Compounded Annually Vs. Compounded Daily

Compounded Annually Vs. Compounded Daily
Compounding interest can lead to huge savings for you in the future.


Interest is the amount charged for the use of money. For practical purposes, when you invest money with a bank (for example, in a savings account), you are lending that bank money. For this, the bank will pay you a percentage of the amount you have invested with them.

Simple Interest

The original amount of your investment is called the principal. With simple interest, any interest payments would be made to you and would not be added to the principal amount. If, for example, you invested $1,000 in a savings account that paid a simple interest of five percent annually, at the end of one year you would receive $50. If you never invested any more in that account, you would always receive $50 at the end of the year.

Compound Interest

With compounding interest, your interest payments are added to your principal amount. This means every time you receive an interest payment, your principal amount becomes larger. Your bank can calculate interest daily, monthly, quarterly or annually, depending on their policy.

Compounded Daily

For example, imagine you have invested your $1,000 in a savings account that is going to pay you an annual percentage rate of five percent compounded daily. What does this mean? It means you will be paid interest every day instead of only once per year. Don't get too excited, though, because you won't be paid five percent everyday on your money.

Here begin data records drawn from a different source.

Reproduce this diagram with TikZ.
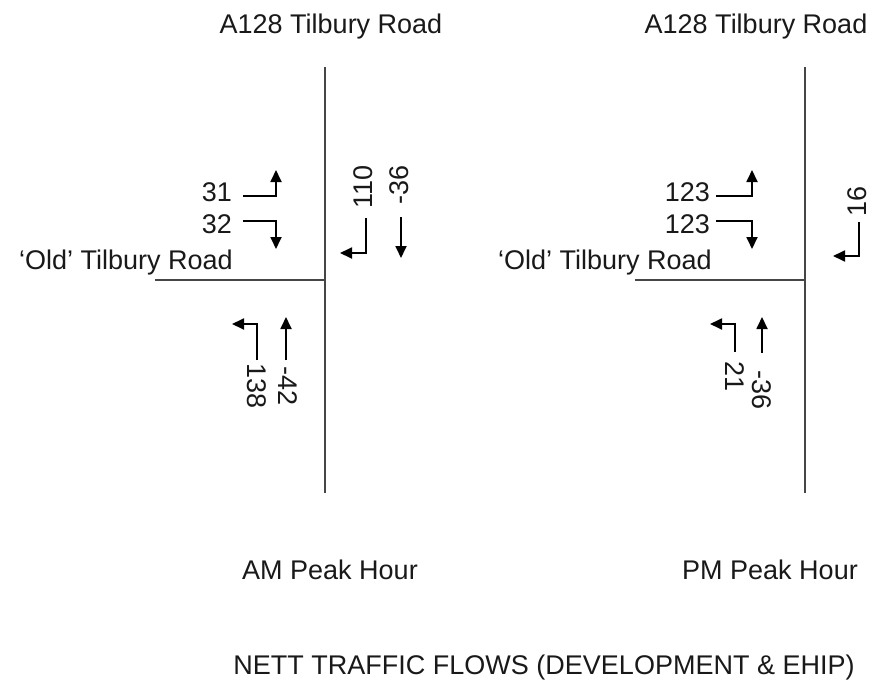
\documentclass[tikz,border=0pt]{standalone}
\usepackage{fontspec}
\setmainfont{Liberation Sans}
\usepackage{tikz}
\usetikzlibrary{arrows.meta,positioning,calc}
\definecolor{roadgrey}{RGB}{70,70,70}
\definecolor{inkdark}{RGB}{25,25,25}
\tikzset{
  road/.style={draw=roadgrey, line width=2.2pt},
  flow/.style={draw=black, line width=1.8pt, -{Triangle[length=12pt,width=11pt]}},
  lbl/.style={inner sep=1pt, text=inkdark, font=\fontsize{27}{31}\selectfont},
}

\begin{document}
\begin{tikzpicture}[x=1pt,y=-1pt]
\useasboundingbox (0,0) rectangle (872,690);

% AM peak junction
\coordinate (amN) at (325,67);
\coordinate (amS) at (325,493);
\coordinate (amJ) at (325,280);
\coordinate (amW) at (155,280);
\draw[road] (amN) -- (amS);
\draw[road] (amW) -- (amJ);
\node[lbl] (amMain) at (331,27) {A128 Tilbury Road};
\node[lbl, anchor=west] (amSide) at (18,263) {‘Old’ Tilbury Road};
\node[lbl] (amPeak) at (330,570) {AM Peak Hour};

\node[lbl, anchor=east] (am31) at (233,192) {31};
\coordinate (am31s) at (243,196);
\coordinate (am31e) at (276,170);
\draw[flow] (am31s) -| (am31e);

\node[lbl, anchor=east] (am32) at (233,224) {32};
\coordinate (am32s) at (243,221);
\coordinate (am32e) at (276,249);
\draw[flow] (am32s) -| (am32e);

\node[lbl, rotate=90] (am110) at (363,187) {110};
\coordinate (am110s) at (366,218);
\coordinate (am110e) at (340,253);
\draw[flow] (am110s) |- (am110e);

\node[lbl, rotate=90] (am36) at (399,185) {-36};
\coordinate (am36s) at (401,217);
\coordinate (am36e) at (401,258);
\draw[flow] (am36s) -- (am36e);

\node[lbl, rotate=-90] (am138) at (257,386) {138};
\coordinate (am138s) at (257,360);
\coordinate (am138e) at (232,324);
\draw[flow] (am138s) |- (am138e);

\node[lbl, rotate=-90] (am42) at (288,386) {-42};
\coordinate (am42s) at (286,360);
\coordinate (am42e) at (286,317);
\draw[flow] (am42s) -- (am42e);

% PM peak junction
\coordinate (pmN) at (805,67);
\coordinate (pmS) at (805,493);
\coordinate (pmJ) at (805,280);
\coordinate (pmW) at (635,280);
\draw[road] (pmN) -- (pmS);
\draw[road] (pmW) -- (pmJ);
\node[lbl] (pmMain) at (756,27) {A128 Tilbury Road};
\node[lbl, anchor=west] (pmSide) at (497,263) {‘Old’ Tilbury Road};
\node[lbl] (pmPeak) at (770,570) {PM Peak Hour};

\node[lbl, anchor=east] (pm123a) at (711,192) {123};
\coordinate (pm123as) at (716,196);
\coordinate (pm123ae) at (752,170);
\draw[flow] (pm123as) -| (pm123ae);

\node[lbl, anchor=east] (pm123b) at (711,224) {123};
\coordinate (pm123bs) at (716,221);
\coordinate (pm123be) at (752,249);
\draw[flow] (pm123bs) -| (pm123be);

\node[lbl, rotate=90] (pm16) at (857,201) {16};
\coordinate (pm16s) at (859,222);
\coordinate (pm16e) at (833,256);
\draw[flow] (pm16s) |- (pm16e);

\node[lbl, rotate=-90] (pm21) at (735,377) {21};
\coordinate (pm21s) at (735,352);
\coordinate (pm21e) at (710,324);
\draw[flow] (pm21s) |- (pm21e);

\node[lbl, rotate=-90] (pm36) at (762,390) {-36};
\coordinate (pm36s) at (762,353);
\coordinate (pm36e) at (762,317);
\draw[flow] (pm36s) -- (pm36e);

\node[lbl] (caption) at (544,668) {NETT TRAFFIC FLOWS (DEVELOPMENT \& EHIP)};
\end{tikzpicture}
\end{document}
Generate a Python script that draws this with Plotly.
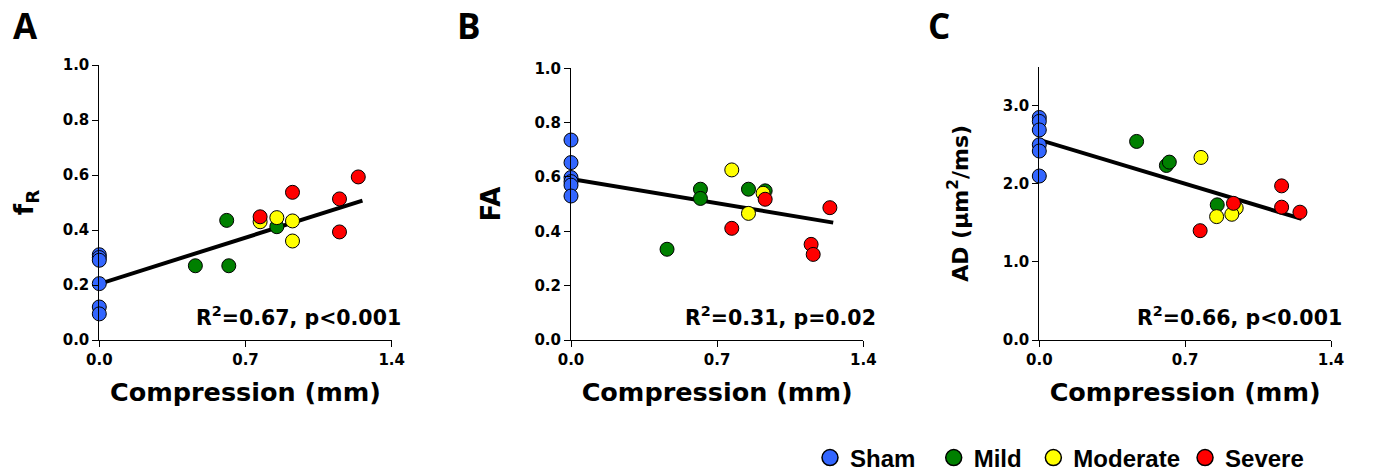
import plotly.graph_objects as go

# ---------------- data ----------------
groups = ["Sham", "Mild", "Moderate", "Severe"]
legend_labels = ["Sham\u00a0\u00a0", "Mild\u00a0", "Moderate", "Severe"]
colors = {"Sham": "#3366ff", "Mild": "#008000", "Moderate": "#ffff00", "Severe": "#ff0000"}

# Panel A : fR
a_sham_x = [0, 0, 0, 0, 0, 0]
a_sham_y = [0.31, 0.30, 0.29, 0.205, 0.12, 0.095]
a_mild_x = [0.46, 0.61, 0.62, 0.85]
a_mild_y = [0.27, 0.435, 0.27, 0.412]
a_mod_x = [0.77, 0.85, 0.925, 0.925]
a_mod_y = [0.43, 0.445, 0.433, 0.36]
a_sev_x = [0.77, 0.925, 1.15, 1.15, 1.24]
a_sev_y = [0.448, 0.537, 0.513, 0.393, 0.593]
a_fit_x = [0.0, 1.26]
a_fit_y = [0.204, 0.507]

# Panel B : FA
b_sham_x = [0, 0, 0, 0, 0, 0]
b_sham_y = [0.736, 0.653, 0.598, 0.583, 0.57, 0.530]
b_mild_x = [0.46, 0.62, 0.62, 0.85, 0.93]
b_mild_y = [0.334, 0.555, 0.521, 0.555, 0.549]
b_mod_x = [0.77, 0.85, 0.92]
b_mod_y = [0.626, 0.466, 0.540]
b_sev_x = [0.77, 0.93, 1.15, 1.16, 1.24]
b_sev_y = [0.411, 0.518, 0.352, 0.315, 0.487]
b_fit_x = [0.0, 1.256]
b_fit_y = [0.593, 0.432]

# Panel C : AD
c_sham_x = [0, 0, 0, 0, 0, 0]
c_sham_y = [2.85, 2.80, 2.69, 2.50, 2.42, 2.10]
c_mild_x = [0.467, 0.61, 0.624, 0.854]
c_mild_y = [2.543, 2.235, 2.278, 1.731]
c_mod_x = [0.776, 0.851, 0.945, 0.924]
c_mod_y = [2.338, 1.58, 1.69, 1.61]
c_sev_x = [0.772, 0.932, 1.163, 1.163, 1.251]
c_sev_y = [1.40, 1.75, 1.974, 1.701, 1.637]
c_fit_x = [0.0, 1.259]
c_fit_y = [2.564, 1.551]

x_ticks = [0.0, 0.7, 1.4]
x_tick_labels = ["0.0", "0.7", "1.4"]
ab_y_ticks = [0.0, 0.2, 0.4, 0.6, 0.8, 1.0]
c_y_ticks = [0.0, 1.0, 2.0, 3.0]

panel_letters = ["A", "B", "C"]
stats_text = ["R<sup>2</sup>=0.67, p<0.001", "R<sup>2</sup>=0.31, p=0.02", "R<sup>2</sup>=0.66, p<0.001"]
y_titles = ["f<sub>R</sub>", "FA", "AD (\u03bcm<sup>2</sup>/ms)"]
x_title = "Compression (mm)"

# ---------------- figure ----------------
W, H = 1373, 473


def px(x):
    return x / W


def py(y):
    return 1 - y / H


fig = go.Figure()

panels = [
    ("x", "y", a_fit_x, a_fit_y, [(a_sham_x, a_sham_y), (a_mild_x, a_mild_y), (a_mod_x, a_mod_y), (a_sev_x, a_sev_y)]),
    ("x2", "y2", b_fit_x, b_fit_y, [(b_sham_x, b_sham_y), (b_mild_x, b_mild_y), (b_mod_x, b_mod_y), (b_sev_x, b_sev_y)]),
    ("x3", "y3", c_fit_x, c_fit_y, [(c_sham_x, c_sham_y), (c_mild_x, c_mild_y), (c_mod_x, c_mod_y), (c_sev_x, c_sev_y)]),
]

for pi, (xa, ya, fx, fy, pts) in enumerate(panels):
    fig.add_trace(go.Scatter(x=fx, y=fy, mode="lines", xaxis=xa, yaxis=ya,
                             line=dict(color="black", width=4), showlegend=False,
                             cliponaxis=False, hoverinfo="skip"))
    for gi, (gx, gy) in enumerate(pts):
        g = groups[gi]
        fig.add_trace(go.Scatter(
            x=gx, y=gy, mode="markers", xaxis=xa, yaxis=ya, name=g,
            legendgroup=g, showlegend=False, cliponaxis=False,
            marker=dict(size=14, color=colors[g], line=dict(color="black", width=1))))

# legend entries (larger symbols, no data)
for g, lab in zip(groups, legend_labels):
    fig.add_trace(go.Scatter(x=[None], y=[None], mode="markers", name=lab, legendgroup=g,
                             marker=dict(size=20, color=colors[g], line=dict(color="black", width=1.5))))

tick_font = dict(family="DejaVu Sans", size=15, color="black", weight="bold")
title_font = dict(family="DejaVu Sans", size=25.5, color="black", weight="bold")

xdomains = [(px(99.3), px(391.7)), (px(571), px(863.3)), (px(1039.3), px(1331))]
ydomains = [(py(340), py(65)), (py(340), py(68.3)), (py(340), py(66.7))]
yranges = [[0, 1.0], [0, 1.0], [0, 3.5]]
yticks = [ab_y_ticks, ab_y_ticks, c_y_ticks]
ytitle_sizes = [26, 26, 22]
ytitle_standoff = [21, 26, 28]

axis_common = dict(showline=True, linecolor="black", linewidth=1, ticks="outside",
                   ticklen=6, tickcolor="black", tickwidth=1, showgrid=False,
                   zeroline=False, tickfont=tick_font, fixedrange=True, automargin=False)

layout_axes = {}
for i in range(3):
    sx = "" if i == 0 else str(i + 1)
    layout_axes["xaxis" + sx] = dict(
        axis_common, domain=list(xdomains[i]), range=[0, 1.4], tickvals=x_ticks,
        ticktext=x_tick_labels, anchor="y" + sx,
        title=dict(text=x_title, font=title_font, standoff=15))
    layout_axes["yaxis" + sx] = dict(
        axis_common, domain=list(ydomains[i]), range=yranges[i], tickvals=yticks[i],
        tickformat=".1f", anchor="x" + sx,
        title=dict(text=y_titles[i], font=dict(title_font, size=ytitle_sizes[i]),
                   standoff=ytitle_standoff[i]))

fig.update_layout(**layout_axes)

# panel letters
letter_pos = [(25.5, 26), (469, 26), (939, 26)]
for (lx, ly), t in zip(letter_pos, panel_letters):
    fig.add_annotation(text=t, xref="paper", yref="paper", x=px(lx), y=py(ly),
                       xanchor="center", yanchor="middle", showarrow=False,
                       font=dict(family="Open Sans", size=35, color="black", weight="bold"))

# stats text
stats_right = [403, 878.3, 1344]
for xr, t in zip(stats_right, stats_text):
    fig.add_annotation(text=t, xref="paper", yref="paper", x=px(xr), y=py(316),
                       xanchor="right", yanchor="middle", showarrow=False,
                       font=dict(family="DejaVu Sans", size=20.5, color="black", weight="bold"))

fig.update_layout(
    template="none",
    width=W, height=H, margin=dict(l=0, r=0, t=0, b=0, pad=0, autoexpand=False),
    paper_bgcolor="white", plot_bgcolor="white",
    legend=dict(orientation="h", x=px(810), y=py(458), xanchor="left", yanchor="middle",
                font=dict(family="Liberation Sans", size=24, color="black", weight="bold"),
                itemsizing="trace", bgcolor="rgba(0,0,0,0)", borderwidth=0),
)

# remove the default page margin so the 1373x473 figure fills the window exactly
fig.write_html("out.html", config={"displayModeBar": False},
               post_script="document.body.style.margin='0';document.body.style.overflow='hidden';")
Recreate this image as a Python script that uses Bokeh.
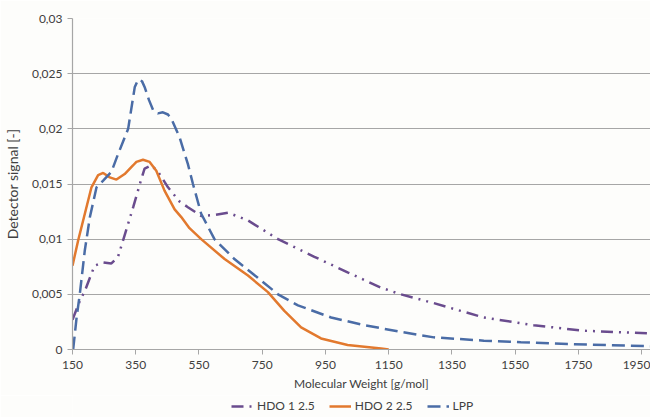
from bokeh.plotting import figure
from bokeh.layouts import column
from bokeh.models import (Range1d, FixedTicker, CustomJSTickFormatter, Legend, LegendItem)
from bokeh.embed import file_html
from bokeh.resources import INLINE

# ---- data ----
lpp_x = [152, 163, 173, 189, 205, 226, 247, 273, 294, 326, 347, 355, 362, 370, 378, 392,
         405, 420, 436, 452, 463, 489, 515, 531, 557, 599, 662, 736, 800, 863, 968, 1073,
         1189, 1293, 1451, 1568, 1716, 1978]
lpp_y = [0.0, 0.0029, 0.005, 0.009, 0.012, 0.0147, 0.0153, 0.0161, 0.0177, 0.0200, 0.0238,
         0.0243, 0.0245, 0.0243, 0.0238, 0.0226, 0.0217, 0.0214, 0.0215, 0.0213, 0.0209,
         0.0192, 0.0168, 0.0150, 0.0123, 0.0100, 0.0082, 0.0065, 0.0050, 0.0040, 0.0029,
         0.0022, 0.0016, 0.0011, 0.0008, 0.00066, 0.0005, 0.0003]

hdo2_x = [150, 168, 189, 210, 231, 247, 268, 289, 315, 342, 352, 373, 394, 415, 441, 473,
          494, 520, 557, 631, 705, 768, 820, 873, 936, 1020, 1126, 1150]
hdo2_y = [0.0076, 0.0099, 0.0123, 0.0147, 0.0158, 0.0160, 0.0156, 0.0154, 0.0159, 0.0167,
          0.0170, 0.0172, 0.0170, 0.0162, 0.0144, 0.0127, 0.0120, 0.0110, 0.0100, 0.0082,
          0.0067, 0.0052, 0.0035, 0.0020, 0.0010, 0.0004, 0.0001, 0.0]

hdo1_x = [150, 173, 189, 205, 220, 247, 273, 294, 310, 326, 342, 363, 378, 399, 421, 452,
          489, 515, 557, 600, 642, 705, 800, 915, 1020, 1126, 1189, 1293, 1451, 1609, 1767,
          1978]
hdo1_y = [0.0027, 0.0044, 0.0053, 0.0065, 0.0076, 0.0079, 0.0078, 0.0084, 0.0099, 0.0114,
          0.0129, 0.0150, 0.0164, 0.0167, 0.0161, 0.0147, 0.0134, 0.0129, 0.0121, 0.0122,
          0.0124, 0.0117, 0.0100, 0.0084, 0.0070, 0.0056, 0.0050, 0.0042, 0.0029, 0.0022,
          0.0017, 0.00145]

x_ticks = [150, 350, 550, 750, 950, 1150, 1350, 1550, 1750, 1950]
y_ticks = [0, 0.005, 0.01, 0.015, 0.02, 0.025, 0.03]
labels = ["HDO 1 2.5", "HDO 2 2.5", "LPP"]

FONT = "Lato"
TXT = "#404040"
GRID = "#A6A6A6"
BG = "#FDFDFB"
C1, C2, C3 = "#6A4C8E", "#E2792E", "#4A6CA6"
D1, D3 = "12 6 2 6 2 6", "13 6"

p = figure(width=650, height=395, output_backend="svg", toolbar_location=None,
           x_range=Range1d(150, 1978), y_range=Range1d(0, 0.03),
           min_border_left=71, min_border_right=0, min_border_top=18, min_border_bottom=46)
p.background_fill_color = BG
p.border_fill_color = BG
p.outline_line_color = None

p.xgrid.grid_line_color = None
p.ygrid.grid_line_color = GRID
p.ygrid.grid_line_width = 1.2

p.xaxis.ticker = FixedTicker(ticks=x_ticks)
p.yaxis.ticker = FixedTicker(ticks=y_ticks)
p.yaxis.formatter = CustomJSTickFormatter(code="""
    let s = tick.toFixed(3).replace(/0+$/, '').replace(/\\.$/, '');
    return s.replace('.', ',');
""")

for ax in (p.xaxis[0], p.yaxis[0]):
    ax.axis_line_color = GRID
    ax.axis_line_width = 1.2
    ax.major_tick_line_color = GRID
    ax.major_tick_in = 0
    ax.major_tick_out = 5
    ax.minor_tick_line_color = None
    ax.major_label_text_font = FONT
    ax.major_label_text_font_size = "12px"
    ax.major_label_text_color = TXT
    ax.axis_label_text_font = FONT
    ax.axis_label_text_font_style = "normal"
    ax.axis_label_text_color = TXT

p.xaxis.axis_label = "Molecular Weight [g/mol]"
p.xaxis.axis_label_text_font_size = "12px"
p.xaxis.major_label_standoff = 6
p.xaxis.axis_label_standoff = 4
p.yaxis.axis_label = "Detector signal [-]"
p.yaxis.axis_label_text_font_size = "14px"
p.yaxis.major_label_standoff = 5
p.yaxis.axis_label_standoff = 8

p.line(hdo1_x, hdo1_y, line_color=C1, line_width=2.5, line_dash=D1)
p.line(hdo2_x, hdo2_y, line_color=C2, line_width=2.5)
p.line(lpp_x, lpp_y, line_color=C3, line_width=2.5, line_dash=D3)

# legend strip below the chart; its series lie outside this strip's ranges,
# so only the legend entries are visible
lf = figure(width=650, height=22, output_backend="svg", toolbar_location=None,
            x_range=Range1d(0, 1), y_range=Range1d(1, 2),
            x_axis_location=None, y_axis_location=None,
            min_border_left=0, min_border_right=0, min_border_top=0, min_border_bottom=0)
lf.grid.visible = False
lf.outline_line_color = None
lf.background_fill_color = BG
lf.border_fill_color = BG
e1 = lf.line(hdo1_x, hdo1_y, line_color=C1, line_width=2.5, line_dash=D1)
e2 = lf.line(hdo2_x, hdo2_y, line_color=C2, line_width=2.5)
e3 = lf.line(lpp_x, lpp_y, line_color=C3, line_width=2.5, line_dash=D3)

legend = Legend(items=[LegendItem(label=labels[0], renderers=[e1]),
                       LegendItem(label=labels[1], renderers=[e2]),
                       LegendItem(label=labels[2], renderers=[e3])],
                orientation="horizontal", location=(159, 4))
legend.label_text_font = FONT
legend.label_text_font_size = "12px"
legend.label_text_color = TXT
legend.glyph_width = 22
legend.glyph_height = 12
legend.label_standoff = 4
legend.spacing = 14
legend.padding = 2
legend.margin = 0
legend.border_line_color = None
legend.background_fill_alpha = 0
lf.add_layout(legend, "center")

open("out.html", "w").write(file_html(column(p, lf, spacing=0), INLINE))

Instead, the annual percentage rate is divided by the number of pay periods. That gives you five percent/365 = .013, which is .0013 percent. At the end of 10 years, your new principal balance would be $1,648.66.

Compounded Annually

With annual compounding, interest is paid every 12 months. This makes for a straightforward calculation. At the end of year one for your $1,000, you are paid $50. $1,000 x .05 = $50. This gives you a new principal of $1,050. At the end of year two, for your $1,050, you are paid $52.50. At the end of a 10-year period, your new principal balance would be $1,628.29.